Accra, March 20, 2026 — Ghana has taken a decisive step into the future of energy, with Parliament approving a landmark lithium mining agreement with Barari DV Ghana Limited, clearing the way for commercial extraction at the Ewoyaa deposit in the Central Region. The decision places Ghana firmly within a fast-accelerating global race for lithium, a mineral now essential to electric vehicles, battery storage, and the broader transition to renewable energy.
At its core, the Ewoyaa project represents more than a new mining venture. Structured as a 15-year lease, the agreement ties royalties to international lithium prices while committing to local development, signaling an effort to align national benefit with global demand. Government officials have framed the move as a strategic shift away from dependence on traditional exports such as gold, toward a position within the high-value battery minerals supply chain.
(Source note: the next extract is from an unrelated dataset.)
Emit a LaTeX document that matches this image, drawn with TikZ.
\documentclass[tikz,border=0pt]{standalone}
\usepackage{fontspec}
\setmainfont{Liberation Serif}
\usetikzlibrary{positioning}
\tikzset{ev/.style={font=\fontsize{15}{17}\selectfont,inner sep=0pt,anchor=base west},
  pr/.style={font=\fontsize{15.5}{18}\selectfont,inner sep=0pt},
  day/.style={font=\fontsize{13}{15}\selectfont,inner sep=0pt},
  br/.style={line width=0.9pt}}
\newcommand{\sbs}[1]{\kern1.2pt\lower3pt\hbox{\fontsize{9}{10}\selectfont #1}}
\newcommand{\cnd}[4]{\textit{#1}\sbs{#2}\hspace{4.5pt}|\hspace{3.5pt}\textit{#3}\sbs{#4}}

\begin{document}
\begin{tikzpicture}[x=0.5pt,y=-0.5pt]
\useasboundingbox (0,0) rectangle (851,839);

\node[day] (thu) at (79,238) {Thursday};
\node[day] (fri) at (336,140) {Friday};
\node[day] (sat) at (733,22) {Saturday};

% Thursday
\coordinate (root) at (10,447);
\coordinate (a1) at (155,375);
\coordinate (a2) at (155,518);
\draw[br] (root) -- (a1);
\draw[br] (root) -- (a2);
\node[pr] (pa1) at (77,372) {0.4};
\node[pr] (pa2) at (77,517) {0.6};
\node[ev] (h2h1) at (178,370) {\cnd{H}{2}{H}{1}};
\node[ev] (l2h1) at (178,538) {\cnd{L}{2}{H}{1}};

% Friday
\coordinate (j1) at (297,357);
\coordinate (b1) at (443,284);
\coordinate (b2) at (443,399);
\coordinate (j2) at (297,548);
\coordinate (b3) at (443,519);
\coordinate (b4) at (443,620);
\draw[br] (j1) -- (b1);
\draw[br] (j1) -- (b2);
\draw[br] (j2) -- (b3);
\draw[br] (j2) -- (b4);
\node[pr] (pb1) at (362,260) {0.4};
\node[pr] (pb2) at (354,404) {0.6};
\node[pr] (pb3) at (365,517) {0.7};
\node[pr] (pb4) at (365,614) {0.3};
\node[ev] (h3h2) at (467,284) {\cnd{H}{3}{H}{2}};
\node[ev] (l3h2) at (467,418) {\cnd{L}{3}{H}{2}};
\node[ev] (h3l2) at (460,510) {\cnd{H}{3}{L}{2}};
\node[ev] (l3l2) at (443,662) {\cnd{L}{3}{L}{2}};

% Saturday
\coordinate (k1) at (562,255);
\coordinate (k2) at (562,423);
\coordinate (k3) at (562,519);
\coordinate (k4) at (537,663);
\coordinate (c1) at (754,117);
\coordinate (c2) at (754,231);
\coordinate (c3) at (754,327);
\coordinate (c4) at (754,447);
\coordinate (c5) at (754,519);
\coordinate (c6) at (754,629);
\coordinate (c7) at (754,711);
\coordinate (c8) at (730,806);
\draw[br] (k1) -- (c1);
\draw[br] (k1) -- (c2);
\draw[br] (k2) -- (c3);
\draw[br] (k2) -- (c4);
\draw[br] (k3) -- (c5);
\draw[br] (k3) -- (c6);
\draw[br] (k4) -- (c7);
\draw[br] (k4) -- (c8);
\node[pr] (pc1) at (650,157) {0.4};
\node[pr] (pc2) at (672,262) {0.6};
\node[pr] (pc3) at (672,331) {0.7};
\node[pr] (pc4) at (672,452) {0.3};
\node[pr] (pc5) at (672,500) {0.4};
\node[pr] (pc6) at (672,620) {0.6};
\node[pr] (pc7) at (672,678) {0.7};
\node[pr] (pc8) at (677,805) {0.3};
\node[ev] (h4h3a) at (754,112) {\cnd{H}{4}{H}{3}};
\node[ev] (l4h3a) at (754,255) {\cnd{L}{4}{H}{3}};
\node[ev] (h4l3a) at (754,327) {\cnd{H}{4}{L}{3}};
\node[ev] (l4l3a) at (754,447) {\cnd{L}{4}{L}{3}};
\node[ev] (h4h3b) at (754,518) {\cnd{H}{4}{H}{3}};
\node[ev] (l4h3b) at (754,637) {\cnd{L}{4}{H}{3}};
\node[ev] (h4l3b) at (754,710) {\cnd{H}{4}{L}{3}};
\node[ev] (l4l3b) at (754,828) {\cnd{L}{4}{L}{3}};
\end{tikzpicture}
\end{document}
If successful, the project could generate substantial revenue, create jobs, and attract further investment into Ghana’s industrial future.
Yet the approval has not come without debate. Opposition lawmakers questioned whether the terms adequately safeguard long-term national interests, particularly in a market where lithium’s strategic importance continues to grow. Concerns around revenue-sharing, local participation, and environmental protection reflect a deeper tension, one that extends far beyond Ghana about how resource-rich countries can balance immediate economic opportunity with lasting sovereignty.
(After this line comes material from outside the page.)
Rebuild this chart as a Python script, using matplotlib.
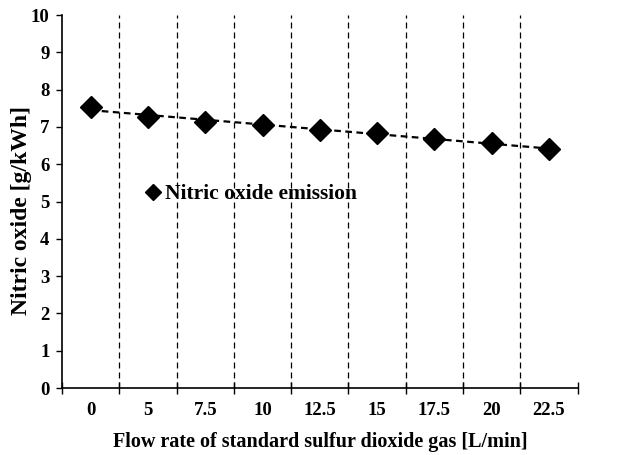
import matplotlib.pyplot as plt
import numpy as np

# === Data ===
flow_labels = ["0", "5", "7.5", "10", "12.5", "15", "17.5", "20", "22.5"]
nitric_oxide = [7.54, 7.26, 7.14, 7.05, 6.93, 6.83, 6.69, 6.58, 6.40]

plt.rcParams['font.family'] = ['Liberation Serif', 'DejaVu Serif']
plt.rcParams['font.weight'] = 'bold'

fig = plt.figure(figsize=(6.22, 4.55), dpi=100)
ax = fig.add_axes([0.0997, 0.147, 0.829, 0.820])

x = np.arange(1, len(flow_labels) + 1)
ax.plot(x, nitric_oxide, linestyle='none', marker='D', markersize=11,
        color='black', label='Nitric oxide emission', zorder=3)

# linear trend line (dashed)
coef = np.polyfit(x, nitric_oxide, 1)
ax.plot(x, np.polyval(coef, x), linestyle=(0, (3, 2)), color='black', linewidth=1.6)

# dashed vertical separators between categories
for b in np.arange(1.5, len(flow_labels), 1):
    ax.axvline(b, color='black', linestyle=(0, (4.8, 3.2)), linewidth=0.9)

ax.set_xlim(0.5, len(flow_labels) + 0.5)
ax.set_ylim(0, 10)
ax.set_yticks(range(0, 11))
ax.set_xticks(x)
ax.set_xticklabels(flow_labels)
ax.set_xticks(np.arange(0.5, len(flow_labels) + 1, 1), minor=True)
ax.tick_params(axis='x', which='major', length=0, pad=10, labelsize=13.5)
ax.tick_params(axis='x', which='minor', direction='inout', length=8, width=1)
ax.tick_params(axis='y', direction='out', length=4, width=1, labelsize=13.5, pad=5)

ax.spines['top'].set_visible(False)
ax.spines['right'].set_visible(False)
ax.spines['left'].set_linewidth(1.2)
ax.spines['bottom'].set_linewidth(1.2)

ax.set_xlabel("Flow rate of standard sulfur dioxide gas [L/min]", fontsize=14.5,
              fontweight='bold', labelpad=9)
ax.set_ylabel("Nitric oxide [g/kWh]", fontsize=17, fontweight='bold')
ax.yaxis.set_label_coords(-0.058, 0.475)

ax.legend(loc='upper left', bbox_to_anchor=(0.128, 0.598), frameon=False,
          fontsize=15.5, handlelength=0.5, handletextpad=0.3, markerscale=0.7)

plt.savefig("out.png", dpi=100)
That tension is playing out across Africa, where lithium has become central to economic planning and geopolitical relevance. In the Democratic Republic of the Congo, lithium prospects in the mineral-rich Katanga region exist alongside vast cobalt reserves, even as environmental degradation and unsafe artisanal mining practices remain persistent challenges. Zimbabwe, already one of the continent’s leading lithium producers, is attracting renewed global investment in projects like Bikita and Arcadia, while debates intensify over how the benefits are distributed. In Namibia, emerging developments in Karibib and Erongo are facing scrutiny over water usage and environmental approvals, underscoring the ecological stakes tied to extraction. Mali’s Goulamina deposit continues to draw international attention despite regulatory uncertainty and security risks, while Botswana is cautiously exploring lithium potential in Sua Pan, balancing new ambitions with its established salt and soda ash industries.
Taken together, these developments point to a continent in transition. Africa is no longer simply a source of raw materials, but an increasingly important player in the global energy economy, with lithium at the center of that transformation. The challenge now lies in ensuring that this shift translates into sustainable growth, that extraction leads to industrialization, that investment builds local capacity, and that environmental and social safeguards keep pace with ambition.
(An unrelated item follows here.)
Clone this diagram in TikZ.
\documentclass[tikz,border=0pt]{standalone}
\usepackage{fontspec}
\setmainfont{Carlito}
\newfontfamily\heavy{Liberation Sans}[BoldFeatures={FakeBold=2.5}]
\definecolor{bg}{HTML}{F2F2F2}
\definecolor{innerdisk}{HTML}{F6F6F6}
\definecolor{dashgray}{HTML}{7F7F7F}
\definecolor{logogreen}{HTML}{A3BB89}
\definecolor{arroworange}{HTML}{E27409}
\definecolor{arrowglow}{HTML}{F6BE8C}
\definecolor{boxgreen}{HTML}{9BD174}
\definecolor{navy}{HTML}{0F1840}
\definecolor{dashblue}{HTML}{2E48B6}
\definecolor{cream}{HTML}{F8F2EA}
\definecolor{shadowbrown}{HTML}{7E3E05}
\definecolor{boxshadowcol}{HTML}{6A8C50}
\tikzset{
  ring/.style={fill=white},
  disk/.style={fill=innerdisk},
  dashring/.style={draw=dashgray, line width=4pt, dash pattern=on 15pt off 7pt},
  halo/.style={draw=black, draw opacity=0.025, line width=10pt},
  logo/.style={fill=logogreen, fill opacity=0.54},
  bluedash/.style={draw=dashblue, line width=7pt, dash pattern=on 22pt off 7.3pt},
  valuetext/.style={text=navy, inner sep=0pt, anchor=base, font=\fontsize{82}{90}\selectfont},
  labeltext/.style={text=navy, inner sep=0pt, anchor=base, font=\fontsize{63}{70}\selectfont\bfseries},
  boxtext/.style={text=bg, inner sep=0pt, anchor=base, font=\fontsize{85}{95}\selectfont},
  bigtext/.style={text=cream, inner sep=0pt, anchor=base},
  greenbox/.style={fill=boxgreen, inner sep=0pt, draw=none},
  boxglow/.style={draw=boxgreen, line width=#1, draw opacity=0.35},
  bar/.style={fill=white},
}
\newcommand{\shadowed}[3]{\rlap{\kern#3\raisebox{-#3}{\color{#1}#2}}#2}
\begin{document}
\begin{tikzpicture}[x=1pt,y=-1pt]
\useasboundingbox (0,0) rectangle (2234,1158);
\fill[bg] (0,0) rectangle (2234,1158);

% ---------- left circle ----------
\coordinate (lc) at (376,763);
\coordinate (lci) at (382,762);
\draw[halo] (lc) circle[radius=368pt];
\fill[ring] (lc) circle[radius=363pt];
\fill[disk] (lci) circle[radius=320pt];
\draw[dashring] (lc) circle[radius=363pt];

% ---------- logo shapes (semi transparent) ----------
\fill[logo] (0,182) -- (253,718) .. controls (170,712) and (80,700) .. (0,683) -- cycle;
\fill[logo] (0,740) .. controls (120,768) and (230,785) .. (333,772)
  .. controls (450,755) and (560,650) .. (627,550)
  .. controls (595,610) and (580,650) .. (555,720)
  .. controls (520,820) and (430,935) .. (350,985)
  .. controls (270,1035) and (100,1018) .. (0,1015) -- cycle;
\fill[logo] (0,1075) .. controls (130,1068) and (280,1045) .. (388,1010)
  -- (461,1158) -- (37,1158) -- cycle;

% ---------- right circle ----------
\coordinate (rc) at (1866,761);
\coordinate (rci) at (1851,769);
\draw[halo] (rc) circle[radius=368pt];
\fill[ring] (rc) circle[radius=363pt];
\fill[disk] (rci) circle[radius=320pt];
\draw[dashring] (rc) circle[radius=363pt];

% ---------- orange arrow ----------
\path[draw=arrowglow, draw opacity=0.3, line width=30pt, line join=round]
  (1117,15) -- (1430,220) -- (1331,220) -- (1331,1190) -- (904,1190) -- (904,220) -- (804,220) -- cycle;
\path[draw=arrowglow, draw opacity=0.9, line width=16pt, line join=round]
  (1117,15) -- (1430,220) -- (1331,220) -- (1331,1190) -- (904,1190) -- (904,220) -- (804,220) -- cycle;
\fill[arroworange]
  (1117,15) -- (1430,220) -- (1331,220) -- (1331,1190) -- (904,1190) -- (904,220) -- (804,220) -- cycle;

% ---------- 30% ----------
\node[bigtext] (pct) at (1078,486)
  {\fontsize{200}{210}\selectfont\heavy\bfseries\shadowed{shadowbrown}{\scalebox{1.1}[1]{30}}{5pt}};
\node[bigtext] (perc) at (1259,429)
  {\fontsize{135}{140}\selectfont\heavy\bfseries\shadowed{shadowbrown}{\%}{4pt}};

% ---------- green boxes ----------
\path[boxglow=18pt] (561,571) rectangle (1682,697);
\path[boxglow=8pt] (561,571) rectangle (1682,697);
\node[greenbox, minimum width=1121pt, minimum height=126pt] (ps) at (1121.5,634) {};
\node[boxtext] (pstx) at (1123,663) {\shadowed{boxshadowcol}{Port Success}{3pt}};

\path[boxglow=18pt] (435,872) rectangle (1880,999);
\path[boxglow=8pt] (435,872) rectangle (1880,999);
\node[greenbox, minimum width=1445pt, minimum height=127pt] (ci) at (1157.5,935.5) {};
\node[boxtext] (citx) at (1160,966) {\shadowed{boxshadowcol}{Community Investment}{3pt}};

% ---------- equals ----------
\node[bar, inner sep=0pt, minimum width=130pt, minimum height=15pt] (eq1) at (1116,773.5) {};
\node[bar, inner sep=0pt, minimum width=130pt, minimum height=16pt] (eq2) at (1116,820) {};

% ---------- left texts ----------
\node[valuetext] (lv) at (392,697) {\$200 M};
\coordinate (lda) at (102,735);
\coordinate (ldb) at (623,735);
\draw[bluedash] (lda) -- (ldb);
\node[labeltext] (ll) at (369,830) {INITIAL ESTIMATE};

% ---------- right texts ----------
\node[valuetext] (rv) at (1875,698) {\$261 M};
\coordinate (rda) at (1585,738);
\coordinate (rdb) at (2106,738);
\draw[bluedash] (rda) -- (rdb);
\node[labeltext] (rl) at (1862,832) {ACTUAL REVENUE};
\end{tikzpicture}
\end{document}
For Ghana, the Ewoyaa deal is both an opportunity and a test. It marks the country’s entry into one of the world’s most competitive and consequential resource sectors, while raising fundamental questions about how that participation will be managed. The approval signals intent, but the outcome will depend on execution.
In a world rapidly reorganizing around clean energy, Ghana has made its move. What follows will determine whether it merely joins the race or helps define it.